• [RECORDED INFORMATION]
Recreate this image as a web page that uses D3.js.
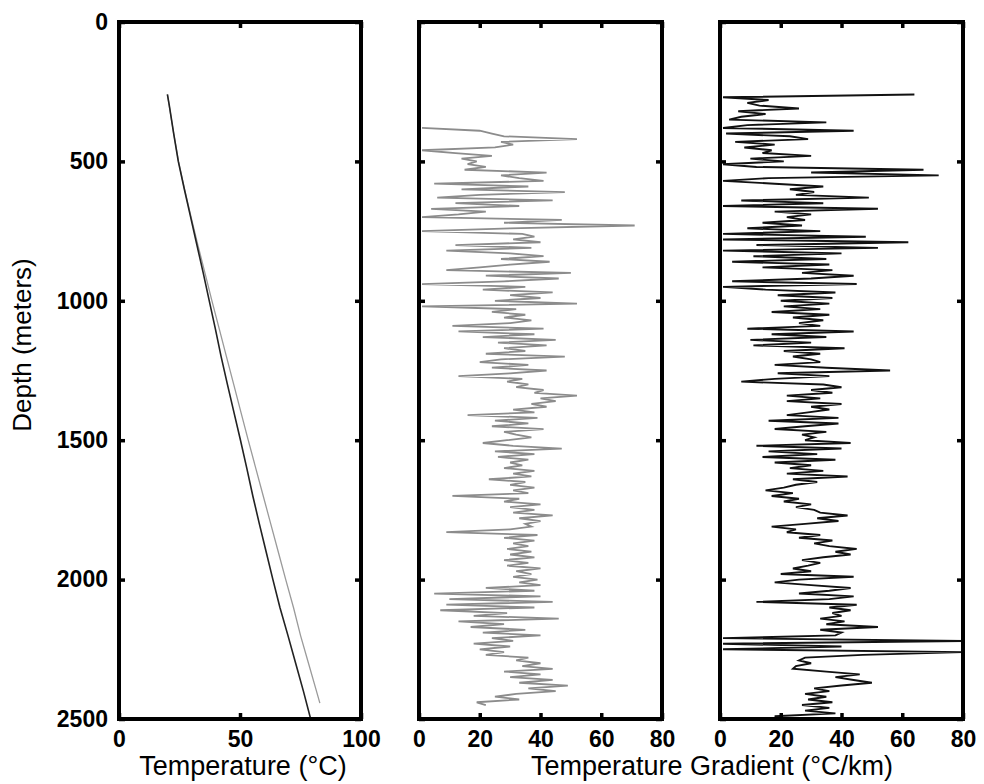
<!DOCTYPE html>
<html>
<head>
    <meta charset="utf-8">
    <script src="https://d3js.org/d3.v7.min.js"></script>
    <style>
        body { margin: 0; background: #fff; }
        svg text { font-family: "Liberation Sans", Arial, Helvetica, sans-serif; }
        .tick text { font-weight: bold; font-size: 23px; fill: #000; }
        .tick line { stroke: #000; stroke-width: 3.5; }
    </style>
</head>
<body>
    <div id="chart"></div>
    <script>
        // tick values
        var depthTicks = [0, 500, 1000, 1500, 2000, 2500];
        var tempTicks = [0, 50, 100];
        var gradTicks = [0, 20, 40, 60, 80];

        // temperature logs (depth m, deg C)
        var tempDepth = [260, 300, 400, 500, 600, 700, 800, 900, 1000, 1100, 1200, 1300,
            1400, 1500, 1600, 1700, 1800, 1900, 2000, 2100, 2200, 2300, 2400, 2500];
        var tempBlack = [20.0, 20.8, 22.6, 24.5, 27.0, 29.6, 32.2, 34.8, 37.3, 39.8, 42.2, 44.8,
            47.5, 50.2, 52.8, 55.3, 58.0, 60.8, 63.6, 66.5, 69.8, 73.0, 76.2, 79.2];
        var tempGrayDepth = [260, 400, 500, 600, 700, 800, 900, 1000, 1100, 1200, 1300, 1400,
            1500, 1600, 1700, 1800, 1900, 2000, 2100, 2200, 2300, 2400, 2443];
        var tempGray = [20.0, 22.6, 24.6, 27.1, 29.8, 32.6, 35.5, 38.4, 41.4, 44.4, 47.4, 50.4,
            53.4, 56.5, 59.6, 62.7, 65.8, 68.9, 72.1, 75.0, 78.3, 81.6, 83.0];

        // gradient log, gray (every 10 m from 380 m)
        var grayStart = 380, grayStep = 10;
        var gradGray = [
            1, 20, 24, 28, 52, 27, 31, 25, 1, 12,
            24, 14, 19, 16, 22, 15, 42, 27, 33, 41,
            5, 36, 14, 48, 20, 6, 44, 12, 33, 4,
            22, 13, 1, 47, 28, 71, 30, 1, 34, 38,
            31, 40, 12, 37, 9, 30, 41, 27, 43, 30,
            20, 9, 50, 22, 46, 28, 1, 35, 21, 44,
            30, 40, 25, 52, 1, 32, 24, 35, 28, 37,
            30, 11, 41, 13, 38, 21, 45, 26, 42, 28,
            35, 22, 48, 27, 20, 36, 24, 42, 30, 13,
            34, 29, 36, 32, 41, 38, 52, 40, 45, 37,
            42, 31, 38, 16, 39, 25, 36, 24, 41, 28,
            32, 37, 29, 21, 31, 47, 25, 38, 26, 36,
            30, 34, 28, 38, 31, 37, 23, 35, 30, 38,
            31, 36, 11, 33, 28, 40, 30, 38, 31, 44,
            33, 40, 35, 37, 30, 9, 39, 28, 38, 31,
            36, 29, 37, 30, 38, 28, 36, 29, 40, 32,
            37, 31, 39, 33, 40, 22, 38, 5, 40, 10,
            44, 9, 38, 7, 29, 18, 46, 13, 28, 17,
            35, 21, 40, 24, 31, 18, 30, 20, 28, 22,
            36, 32, 40, 34, 44, 28, 40, 30, 44, 33,
            49, 36, 45, 32, 25, 33, 19, 22
        ];

        // gradient log, black (every 10 m from 260 m)
        var blackStart = 260, blackStep = 10;
        var gradBlack = [
            64, 1, 16, 9, 13, 26, 6, 15, 7, 3,
            35, 9, 1, 44, 2, 23, 29, 5, 18, 8,
            17, 14, 30, 10, 21, 1, 12, 67, 30, 72,
            16, 1, 18, 34, 23, 31, 25, 49, 7, 34,
            1, 52, 18, 30, 22, 28, 14, 27, 9, 33,
            1, 48, 1, 62, 12, 52, 1, 40, 11, 35,
            4, 36, 14, 37, 27, 44, 30, 4, 45, 1,
            15, 38, 19, 37, 20, 36, 21, 33, 17, 36,
            24, 34, 26, 33, 9, 44, 17, 35, 10, 30,
            11, 41, 21, 33, 24, 30, 33, 18, 35, 56,
            19, 36, 18, 7, 34, 40, 30, 37, 22, 33,
            22, 40, 30, 36, 29, 22, 39, 16, 39, 28,
            18, 35, 27, 31, 28, 43, 12, 40, 16, 32,
            14, 38, 18, 30, 23, 34, 22, 42, 24, 32,
            25, 21, 15, 24, 17, 26, 21, 30, 25, 31,
            33, 42, 32, 39, 28, 17, 25, 22, 33, 26,
            37, 31, 36, 45, 38, 43, 34, 27, 33, 29,
            24, 30, 20, 44, 26, 18, 30, 43, 36, 26,
            44, 36, 12, 45, 36, 43, 37, 40, 33, 41,
            35, 52, 33, 40, 38, 1, 80, 1, 40, 1,
            80, 47, 28, 26, 30, 25, 24, 35, 46, 38,
            44, 50, 40, 31, 36, 28, 35, 29, 37, 27,
            36, 28, 38, 18, 22
        ];

        var W = 984, H = 784;
        var plotTop = 22, plotBottom = 719;
        var panels = [
            { left: 119, right: 361, domain: [0, 100], ticks: tempTicks },
            { left: 419, right: 662, domain: [0, 80], ticks: gradTicks },
            { left: 720, right: 963, domain: [0, 80], ticks: gradTicks }
        ];

        var svg = d3.select("#chart").append("svg")
            .attr("width", W)
            .attr("height", H);

        var y = d3.scaleLinear().domain([0, 2500]).range([plotTop, plotBottom]);

        panels.forEach(function (p, i) {
            p.x = d3.scaleLinear().domain(p.domain).range([p.left, p.right]);
            var g = svg.append("g");

            // clip
            svg.append("clipPath").attr("id", "clip" + i)
                .append("rect")
                .attr("x", p.left).attr("y", plotTop)
                .attr("width", p.right - p.left).attr("height", plotBottom - plotTop);
            p.plot = g.append("g").attr("clip-path", "url(#clip" + i + ")");

            // axes, ticks pointing inward
            g.append("g").attr("transform", "translate(" + p.left + ",0)")
                .call(d3.axisLeft(y).tickValues(depthTicks).tickSize(-6).tickPadding(11)
                    .tickFormat(i === 0 ? d3.format("d") : ""));
            g.append("g").attr("transform", "translate(" + p.right + ",0)")
                .call(d3.axisRight(y).tickValues(depthTicks).tickSize(-6).tickFormat(""));
            g.append("g").attr("transform", "translate(0," + plotBottom + ")")
                .call(d3.axisBottom(p.x).tickValues(p.ticks).tickSize(-6).tickPadding(12));
            g.append("g").attr("transform", "translate(0," + plotTop + ")")
                .call(d3.axisTop(p.x).tickValues(p.ticks).tickSize(-6).tickFormat(""));
            g.selectAll(".domain").remove();
        });

        function lineFor(x) {
            return d3.line()
                .x(function (d) { return x(d[1]); })
                .y(function (d) { return y(d[0]); });
        }

        // panel 1: temperature
        var p1 = panels[0];
        p1.plot.append("path")
            .datum(d3.zip(tempGrayDepth, tempGray))
            .attr("fill", "none")
            .attr("stroke", "#9a9a9a")
            .attr("stroke-width", 1.3)
            .attr("d", lineFor(p1.x));
        p1.plot.append("path")
            .datum(d3.zip(tempDepth, tempBlack))
            .attr("fill", "none")
            .attr("stroke", "#222")
            .attr("stroke-width", 1.6)
            .attr("d", lineFor(p1.x));

        // panel 2: gray gradient
        var p2 = panels[1];
        var grayDepth = gradGray.map(function (v, k) { return grayStart + k * grayStep; });
        p2.plot.append("path")
            .datum(d3.zip(grayDepth, gradGray))
            .attr("fill", "none")
            .attr("stroke", "#8c8c8c")
            .attr("stroke-width", 1.8)
            .attr("d", lineFor(p2.x));

        // panel 3: black gradient
        var p3 = panels[2];
        var blackDepth = gradBlack.map(function (v, k) { return blackStart + k * blackStep; });
        p3.plot.append("path")
            .datum(d3.zip(blackDepth, gradBlack))
            .attr("fill", "none")
            .attr("stroke", "#111")
            .attr("stroke-width", 1.9)
            .attr("d", lineFor(p3.x));

        // frames
        panels.forEach(function (p) {
            svg.append("rect")
                .attr("x", p.left).attr("y", plotTop)
                .attr("width", p.right - p.left).attr("height", plotBottom - plotTop)
                .attr("fill", "none")
                .attr("stroke", "#000")
                .attr("stroke-width", 4);
        });

        // axis titles
        svg.append("text")
            .attr("x", 243)
            .attr("y", 775)
            .attr("text-anchor", "middle")
            .style("font-size", "27px")
            .text("Temperature (°C)");

        svg.append("text")
            .attr("x", 712)
            .attr("y", 775)
            .attr("text-anchor", "middle")
            .style("font-size", "27px")
            .text("Temperature Gradient (°C/km)");

        svg.append("text")
            .attr("transform", "translate(31,345) rotate(-90)")
            .attr("text-anchor", "middle")
            .style("font-size", "26px")
            .text("Depth (meters)");
    </script>
</body>
</html>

• [WHAT IS NEEDED] Pictures are excluded; extract exactly the lines from the start of the data through the line that holds "var gradTicks = [0, 20, 40, 60, 80];", both ends included.

• [RESULT]
Recreate this image as a web page that uses D3.js.
<!DOCTYPE html>
<html>
<head>
    <meta charset="utf-8">
    <script src="https://d3js.org/d3.v7.min.js"></script>
    <style>
        body { margin: 0; background: #fff; }
        svg text { font-family: "Liberation Sans", Arial, Helvetica, sans-serif; }
        .tick text { font-weight: bold; font-size: 23px; fill: #000; }
        .tick line { stroke: #000; stroke-width: 3.5; }
    </style>
</head>
<body>
    <div id="chart"></div>
    <script>
        // tick values
        var depthTicks = [0, 500, 1000, 1500, 2000, 2500];
        var tempTicks = [0, 50, 100];
        var gradTicks = [0, 20, 40, 60, 80];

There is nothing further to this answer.